I’m going to write on what I feel is the heart of repentance – agreement with God about our sin, and obedience to God in regards to what He commands where sin is concerned.
The process of repentance involves two things, both vital. The first begins in our hearts, and is the root of the entirety of repentance. This is a recognition, an internal admission that we are guilty of sin – either of a sinful manner of life, a particular sin in general, or both. It is when we engage in a conscious admission of guilt where the Holy Spirit convicts us of sin. The second is the act of repentance, where we confess our sins to God and seek forgiveness, and then turn away from that sin and walk away from it.
Now, where does agreement come into this? Simple. It is God who convicts us of sin first and before anything. Let’s look at the gospel of John:
Nevertheless, I tell you the truth: it is to your advantage that I go away, for if I do not go away, the Helper will not come to you. But if I go, I will send him to you. And when he comes, he will convict the world concerning sin and righteousness and judgment: (John 16:7-8 ESV)
The Helper Jesus refers to is the Holy Spirit. So, we see that God’s Spirit convicts the world – believers and non-believers – of sin. Essentially, God shows up in the midst of our wrongdoing and says “you’re in sin”. So for us to admit that we are indeed in sin is an act of agreement with God. Job says this plainly where in Job 22:21, one of Job’s friends – erroneously thinking that God is punishing Job for sin – urges him to “agree with God, and be at peace; thereby good will come to you.” (ESV).
Now, we agree with God that we’re in sin. We then begin the act of repentance, confessing our sins and trusting in God’s sure faithfulness to forgive us and cleanse us from all unrighteousness (1 John 1:9).
But it doesn’t end there. We can’t just agree with God and continue in sin. Our agreement with God must result in a change, a shift in the direction of our lives in that area affected by sin. We must obey God with regard to His commands where sin is concerned, and what He commands is us to repent in that we turn away from sin. Let’s look at some verses (since my argument is worth absolutely nothing if not backed up by Scripture):
- The times of ignorance God overlooked, but now he commands all people everywhere to repent (Acts 17:30 ESV)
- If my people who are called by my name humble themselves, and pray and seek my face and turn from their wicked ways, then I will hear from heaven and will forgive their sin and heal their land. (2 Chronicles 7:14 ESV)
- Those whom I love, I reprove and discipline, so be zealous and repent. (Revelation 3:19 ESV)
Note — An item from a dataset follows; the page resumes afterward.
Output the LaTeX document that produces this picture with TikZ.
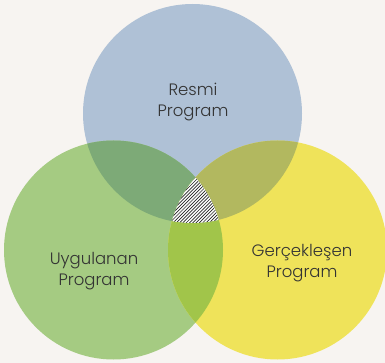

- From that time Jesus began to preach, saying, “Repent, for the kingdom of heaven is at hand.” (Matthew 4:17 ESV)
So we see that the process of repentance involves us agreeing with God about our sin, then – in the act of repentance – obeying God where he commands us to walk away from sin. And if you think about it, in this way, repentance is an act of worship toward God. In agreeing with God about our sin, we say “Lord, you are right, I was wrong. Your judgments are pure and flawless and righteous, and mine flawed and broken. I submit to you.” In confessing this in our hearts and our lives and our thought processes, not begrudgingly but worshipfully and lovingly toward God, we praise God for His goodness and wisdom and right judgment. And in turning away from sin, we tell God with our actions and our choices that we treasure Him more than the counterfeit pleasures offered to us, counterfeit pleasures that could never even begin to approach joy, which is what the Lord offers. It’s the reality of a spouse saying to his or her wife or husband, “I choose you. You are better than anything else out there, and you are what I cherish.” Not that I mean to say that we’re doing God a favor, in that He needs us to repent or that He needs our love. He doesn’t. He can get by just fine without us. But as Him drawing us to him in repentance is an act of love toward us on His part, I do feel that it’s an act of love on our part toward God when we repent and choose God over sin.
Let’s live lives of repentance, and in so doing, worship God with all of our might and strength.